Yüreği olan galip...
28 Ekim 2019, Pazartesi

LEVENT TÜZEMEN

Yüreği olan galip...

Galatasaray'ın saha içi lideri yok. Babel ile Belhanda'nın pas tercihi nedeniyle birbirleriyle atışması "lider benim" tartışmasıdır. Çünkü son iki şampiyonlukta liderlik görevini Belhanda yapıyordu. Onyekuru, Rodrigues gibi oyuncu modellerinden vazgeçip hep topu ayağına bekleyen Babel tipi oyuncu modeline geçmek Galatasaray'ın kanatlardan hızlı atak yapma düşüncesini frenledi. Galatasaray'daki bu çok başlılık maalesef "takım oyunu" uyumunu da engelliyor. İlk 20 dakikada önde basan Beşiktaş'a karşı Galatasaray kriz yaşadı. Umut, Lens ve Diaby'nin vuruşlarını Muslera önledi. Luyindama ile Marcao'nun arkasına atılan uzun toplara koşan Umut tehlike yarattı. Lemina'nın ve özellikle Feghouli'nin oyuna ağırlığını koyması Galatasaray'ın önce dengeyi kurmasını sonra da hücuma çıkmasını sağladı. Şaşırdım; Galatasaray'dan az dinlenmesine rağmen Beşiktaş mücadele ve fizik güç olarak çok üstündü. İkinci yarıda Galatasaray, Beşiktaş'ın fizik gücüne karşılık veremeyince çok ciddi bir baskı yedi.

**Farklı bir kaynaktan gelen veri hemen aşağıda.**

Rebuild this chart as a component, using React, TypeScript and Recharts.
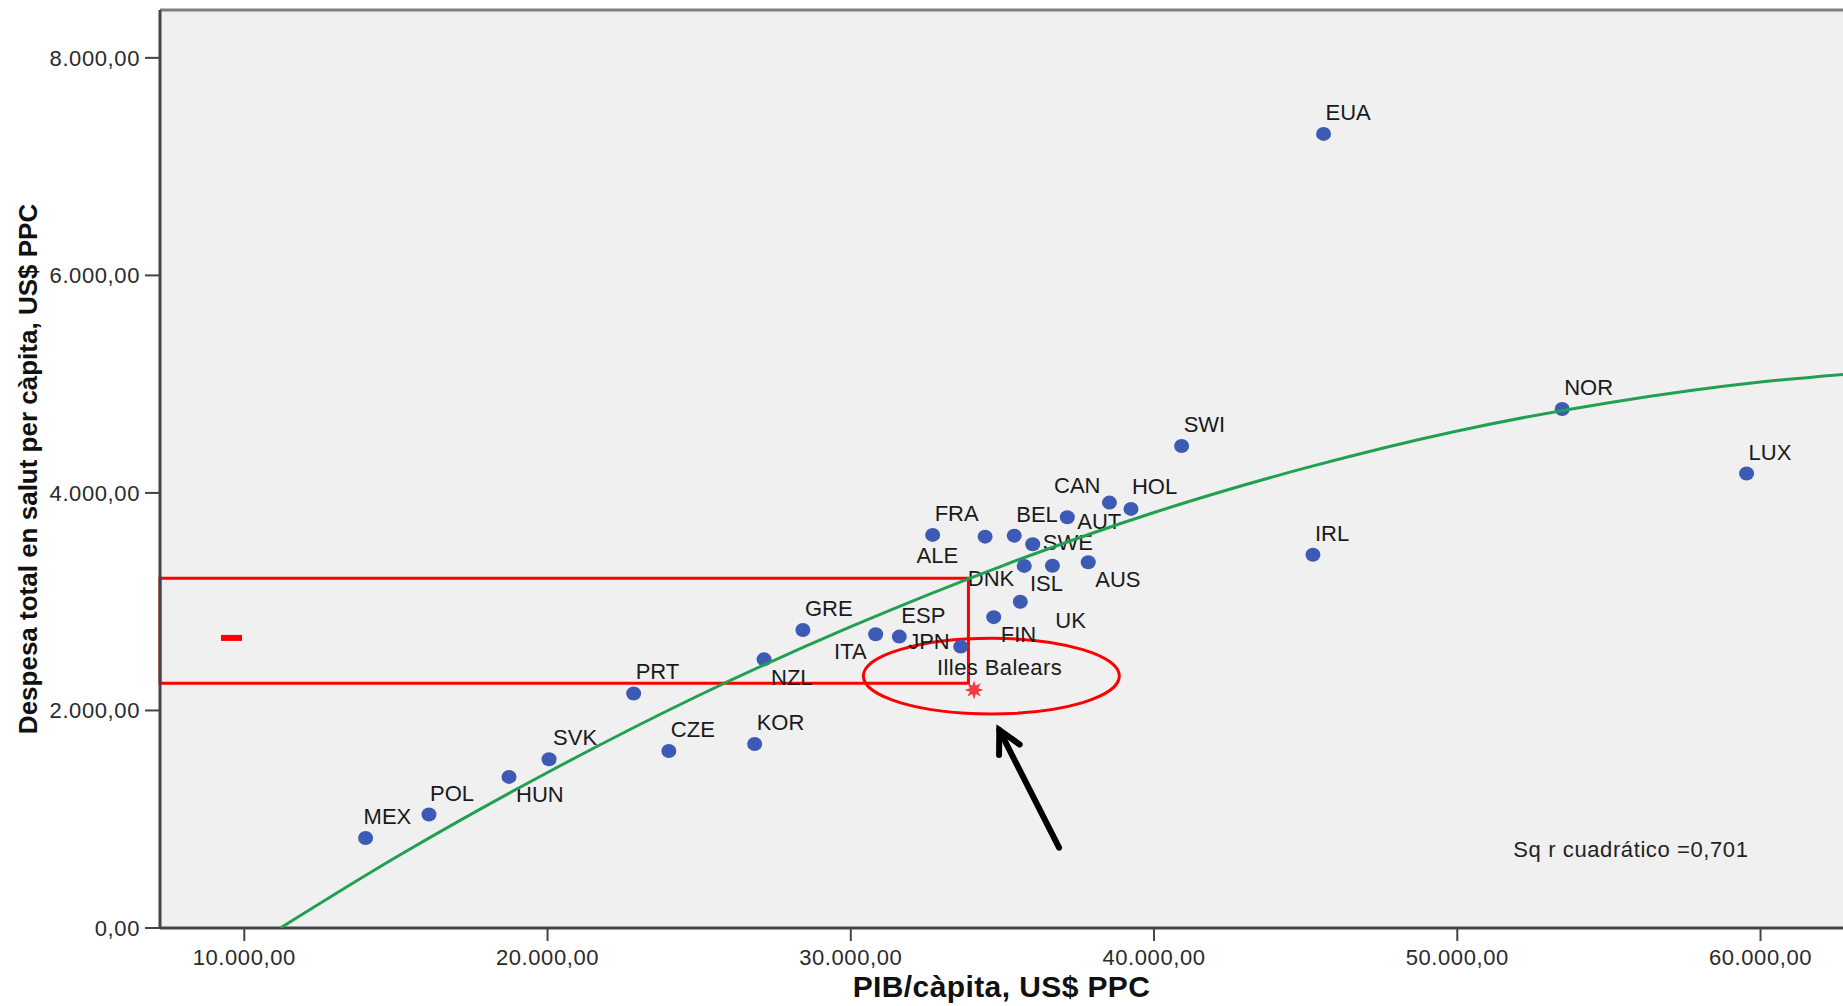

Maç boyu sahanın her yerine basan, golü kovalayan Umut, Caner'in ortaladığı topu mükemmel bir kafa vuruşu ile ağlara yolladı. Başta Atiba olmak üzere tüm Beşiktaşlılar yüreğini ortaya koyarak oynadı ve her futbolcu iki kişilik koştu. Galatasaray'ın bu oyuncularla takım ruhunu yakalama şansı yok. Başta Luyindama olmak üzere her oyuncu birer yıldız gibi hareket ediyor. Oysa Galatasaray son iki şampiyonlukta takım olarak mücadele etmişti. Terim'in hâlâ başarıya aç oyuncuları takıma monte etmeyip, kalıplaşmış kadroya mahkum olarak Galatasaray'ı oynatması rekabeti maalesef tırmandırmıyor. Galatasaray, Babel'e endeksli oynamayı bırakmalı. Oyundan herkes çıkıyor, Babel çıkartılmıyor. Beşiktaş derbiyi hak ederek kazandı. Kadro kalitesi olarak geride olmalarına rağmen Galatasaray'a maçın ancak yürekli insanlarla kazanılacağını gösterdi.